North Pole's Morgan reports similar experience. “Once we have a prototype, power demands are one of many items we verify as part of the design-verification process,” he says. “We are most concerned with identifying the peak current demand [and] peak inrush and reporting the observed peak and average operating quiescent currents to ensure that our power supplies and dc/dc converters are operating optimally, traces and power vias are appropriately sized, junction temperatures do not exceed data-sheet specifications, and so on.” As Morgan points out, the dynamics on the power pins create their own measurement problems. Sudden bursts of activity in a highly parallel structure within the core or sudden bursts of memory traffic may produce narrow current spikes. These spikes may not contribute much to rms (root/mean/square) power, but they can fry metal on advanced-geometry FPGAs. The spikes also cause IR drops, which the decoupling-capacitor network needs to handle.

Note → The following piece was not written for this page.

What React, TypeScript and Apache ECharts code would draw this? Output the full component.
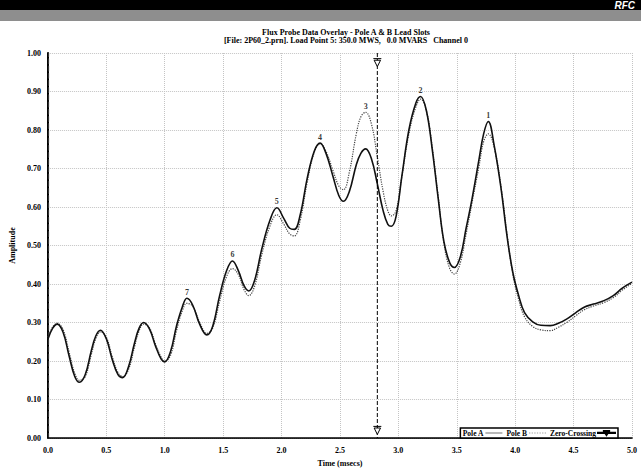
import React, { useEffect, useRef } from "react";
import * as echarts from "echarts";

const times = [
  0.0, 0.04, 0.08, 0.13, 0.18, 0.23, 0.27, 0.32, 0.37, 0.41, 0.45, 0.5, 0.55, 0.6, 0.64, 0.69, 0.74, 0.78, 0.82, 0.87,
  0.92, 0.97, 1.0, 1.05, 1.1, 1.15, 1.19, 1.24, 1.3, 1.36, 1.41, 1.47, 1.53, 1.58, 1.63, 1.68, 1.72, 1.77, 1.83, 1.9,
  1.96, 2.02, 2.07, 2.11, 2.16, 2.22, 2.28, 2.33, 2.38, 2.44, 2.49, 2.53, 2.58, 2.64, 2.68, 2.72, 2.77, 2.82, 2.87, 2.91,
  2.94, 2.98, 3.03, 3.09, 3.15, 3.19, 3.24, 3.29, 3.34, 3.39, 3.44, 3.48, 3.53, 3.58, 3.63, 3.69, 3.73, 3.77, 3.82, 3.88,
  3.93, 3.98, 4.03, 4.08, 4.15, 4.22, 4.3, 4.37, 4.44, 4.52, 4.59, 4.67, 4.76, 4.84, 4.92, 5.0,
];

const poleA = [
  0.257, 0.285, 0.296, 0.275, 0.215, 0.16, 0.145, 0.165, 0.225, 0.265, 0.28, 0.258, 0.205, 0.165, 0.157, 0.185, 0.245, 0.285, 0.3, 0.283,
  0.24, 0.205, 0.198, 0.225, 0.29, 0.34, 0.363, 0.345, 0.295, 0.268, 0.29, 0.37, 0.435, 0.46, 0.435, 0.395, 0.382, 0.41, 0.49, 0.565,
  0.598, 0.57, 0.545, 0.542, 0.58, 0.675, 0.745, 0.766, 0.74, 0.68, 0.63, 0.615, 0.64, 0.71, 0.74, 0.751, 0.725, 0.66, 0.59, 0.555,
  0.55, 0.575, 0.68, 0.8, 0.87, 0.887, 0.85, 0.75, 0.625, 0.51, 0.455, 0.443, 0.47, 0.545, 0.62, 0.723, 0.79, 0.822, 0.76, 0.646,
  0.525, 0.43, 0.37, 0.326, 0.302, 0.293, 0.292, 0.298, 0.309, 0.326, 0.34, 0.348, 0.357, 0.37, 0.39, 0.405,
];

const poleB = [
  0.262, 0.288, 0.298, 0.282, 0.225, 0.168, 0.15, 0.16, 0.215, 0.258, 0.276, 0.262, 0.212, 0.17, 0.16, 0.178, 0.235, 0.278, 0.296, 0.286,
  0.245, 0.21, 0.2, 0.215, 0.278, 0.33, 0.35, 0.342, 0.3, 0.272, 0.285, 0.355, 0.42, 0.44, 0.425, 0.385, 0.37, 0.395, 0.475, 0.55,
  0.58, 0.555, 0.53, 0.525, 0.565, 0.665, 0.742, 0.765, 0.745, 0.695, 0.655, 0.645, 0.69, 0.79, 0.835, 0.846, 0.815, 0.73, 0.64, 0.59,
  0.577, 0.59, 0.68, 0.79, 0.86, 0.88, 0.85, 0.755, 0.63, 0.505, 0.44, 0.426, 0.455, 0.53, 0.61, 0.705, 0.77, 0.79, 0.755, 0.65,
  0.53, 0.425, 0.36, 0.315, 0.29, 0.281, 0.279, 0.288, 0.3, 0.318, 0.333, 0.343, 0.352, 0.365, 0.385, 0.402,
];

const peakTimes = [3.77, 3.19, 2.72, 2.33, 1.96, 1.58, 1.19];
const peakValues = [0.822, 0.887, 0.846, 0.766, 0.598, 0.46, 0.363];
const peakLabels = ["1", "2", "3", "4", "5", "6", "7"];

const zeroCrossingTime = 2.82;

const titleLines = [
  "Flux Probe Data Overlay - Pole A & B Lead Slots",
  "[File: 2P60_2.prn]. Load Point 5: 350.0 MWS,   0.0 MVARS   Channel 0",
];

const FONT = "Liberation Serif";
const TRI = "path://M0,0 L10,0 M1,2 L9,2 L5,10 Z";
const ICON_SOLID = "path://M0,4.3 L40,4.3 L40,5.7 L0,5.7 Z";
const ICON_DOTTED =
  "path://M0,4.4 L3,4.4 L3,5.6 L0,5.6 Z M6,4.4 L9,4.4 L9,5.6 L6,5.6 Z M12,4.4 L15,4.4 L15,5.6 L12,5.6 Z M18,4.4 L21,4.4 L21,5.6 L18,5.6 Z M24,4.4 L27,4.4 L27,5.6 L24,5.6 Z M30,4.4 L33,4.4 L33,5.6 L30,5.6 Z M36,4.4 L39,4.4 L39,5.6 L36,5.6 Z";
const ICON_ZERO =
  "path://M0,4.5 L13,4.5 L13,5.5 L0,5.5 Z M27,4.5 L40,4.5 L40,5.5 L27,5.5 Z M14,0.5 L26,0.5 L26,1.5 L14,1.5 Z M15,2.5 L25,2.5 L20,10 Z M17.5,3.7 L20,7.6 L22.5,3.7 Z";

export default function App() {
  const ref = useRef<HTMLDivElement>(null);
  useEffect(() => {
    if (!ref.current) return;
    const chart = echarts.init(ref.current, null, { renderer: "svg" });
    const aData = times.map((t, i) => [t, poleA[i]]);
    const bData = times.map((t, i) => [t, poleB[i]]);
    const pData = peakTimes.map((t, i) => ({ value: [t, peakValues[i]], name: peakLabels[i] }));
    const zData = [
      { value: [zeroCrossingTime, 1.0], symbol: "none" },
      { value: [zeroCrossingTime, 0.975] },
      { value: [zeroCrossingTime, 0.02] },
      { value: [zeroCrossingTime, 0.0], symbol: "none" },
    ];
    chart.setOption({
      animation: false,
      backgroundColor: "#ffffff",
      textStyle: { fontFamily: FONT },
      title: {
        text: titleLines.join("\n"),
        left: 341,
        top: 23,
        textAlign: "center",
        textStyle: { fontFamily: FONT, fontSize: 8, fontWeight: "bold", color: "#000", lineHeight: 8.5 },
      },
      graphic: [
        { type: "rect", left: 0, top: 0, shape: { width: 641, height: 10 }, style: { fill: "#000" }, silent: true },
        { type: "rect", left: 0, top: 10, shape: { width: 641, height: 11 }, style: { fill: "#8e8e8e" }, silent: true },
        {
          type: "text",
          right: 6,
          top: 0,
          style: { text: "RFC", fill: "#fff", font: "italic bold 10px Liberation Sans" },
          silent: true,
        },
      ],
      legend: {
        right: 23,
        bottom: 34,
        align: "right",
        itemGap: 4,
        itemWidth: 17,
        itemHeight: 6,
        padding: [1, 2],
        borderColor: "#000",
        borderWidth: 1.5,
        backgroundColor: "#fff",
        textStyle: { fontFamily: FONT, fontSize: 7.5, fontWeight: "bold", color: "#000", padding: [0, -3, 0, 0] },
        data: [
          { name: "Pole A", icon: ICON_SOLID },
          { name: "Pole B", icon: ICON_DOTTED },
          { name: "Zero-Crossing", icon: ICON_ZERO },
        ],
      },
      grid: { left: 44, right: 9, top: 53, bottom: 32 },
      xAxis: [
        {
          type: "value",
          min: 0,
          max: 5,
          interval: 0.5,
          name: "Time (msecs)",
          nameLocation: "middle",
          nameGap: 20,
          nameTextStyle: { fontFamily: FONT, fontSize: 8, fontWeight: "bold", color: "#000" },
          axisLine: { show: true, onZero: false, lineStyle: { color: "#777", type: "dotted", width: 1 } },
          axisTick: { show: false },
          axisLabel: {
            formatter: (v: number) => v.toFixed(1),
            fontFamily: FONT,
            fontSize: 8,
            fontWeight: "bold",
            color: "#000",
            margin: 8,
          },
          splitLine: { show: true, lineStyle: { color: "#c4c4c4", type: "dotted", width: 1 } },
        },
        {
          type: "value",
          position: "top",
          min: 0,
          max: 5,
          axisLine: { show: true, lineStyle: { color: "#000", width: 1.5 } },
          axisTick: { show: false },
          axisLabel: { show: false },
          splitLine: { show: false },
        },
      ],
      yAxis: [
        {
          type: "value",
          min: 0,
          max: 1,
          interval: 0.1,
          name: "Amplitude",
          nameLocation: "middle",
          nameGap: 31,
          nameRotate: 90,
          nameTextStyle: { fontFamily: FONT, fontSize: 8, fontWeight: "bold", color: "#000" },
          axisLine: { show: true, onZero: false, lineStyle: { color: "#000", width: 2 } },
          axisTick: { show: false },
          axisLabel: {
            formatter: (v: number) => v.toFixed(2),
            fontFamily: FONT,
            fontSize: 8,
            fontWeight: "bold",
            color: "#000",
            margin: 7,
          },
          splitLine: { show: true, lineStyle: { color: "#c4c4c4", type: "dotted", width: 1 } },
        },
        {
          type: "value",
          position: "right",
          min: 0,
          max: 1,
          axisLine: { show: true, lineStyle: { color: "#333", type: "dashed", width: 1.2 } },
          axisTick: { show: false },
          axisLabel: { show: false },
          splitLine: { show: false },
        },
      ],
      series: [
        {
          name: "Pole A",
          type: "line",
          data: aData,
          smooth: 0.4,
          symbol: "none",
          lineStyle: { color: "#111", width: 1.6, type: "solid" },
          itemStyle: { color: "#111" },
          z: 3,
        },
        {
          name: "Pole B",
          type: "line",
          data: bData,
          smooth: 0.4,
          symbol: "none",
          lineStyle: { color: "#444", width: 1.2, type: "dotted" },
          itemStyle: { color: "#444" },
          z: 2,
        },
        {
          name: "Zero-Crossing",
          type: "line",
          data: zData,
          symbol: TRI,
          symbolSize: [8, 8],
          symbolKeepAspect: true,
          lineStyle: { color: "#000", width: 1, type: "dashed" },
          itemStyle: { color: "#fff", borderColor: "#000", borderWidth: 1 },
          z: 4,
        },
        {
          name: "Peaks",
          type: "scatter",
          data: pData,
          symbolSize: 0,
          itemStyle: { color: "#000" },
          label: {
            show: true,
            position: "top",
            distance: 2,
            formatter: (p: any) => p.name,
            fontFamily: FONT,
            fontSize: 8,
            fontWeight: "bold",
            color: "#000",
          },
          z: 5,
        },
      ],
    });
    return () => chart.dispose();
  }, []);
  return <div ref={ref} style={{ position: "fixed", left: 0, top: 0, width: 641, height: 472 }} />;
}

The problem is not getting any simpler. Vendors are making available more sophisticated power-management techniques, including clock gating, reduced-voltage operation, and some degree of power gating. According to one source, National Semiconductor is working with some FPGA designs to apply dynamic voltage-frequency scaling to the core-logic fabric of an FPGA, claiming that it is possible to achieve a 30 to 40% reduction in power in this way. Each of these techniques makes the problem of estimating—and measuring—power that much harder. Shah says that eInfochips often manipulates the configuration of FPGAs in the prototype, attempting to isolate a functional block and get an accurate power measurement on it. “This is an interesting problem,” he says. “Measuring power is a bit challenging on the board.”
Estimating and measuring FPGA power is a difficult problem. Design teams need early worst-case estimates and accurate data throughout the design to make decisions on power-management strategies. When they are done, they also need to know what they've accomplished. We can expect vendor tools to improve, but it may be deep experience in an application and with an FPGA architecture that ends up making the most difference.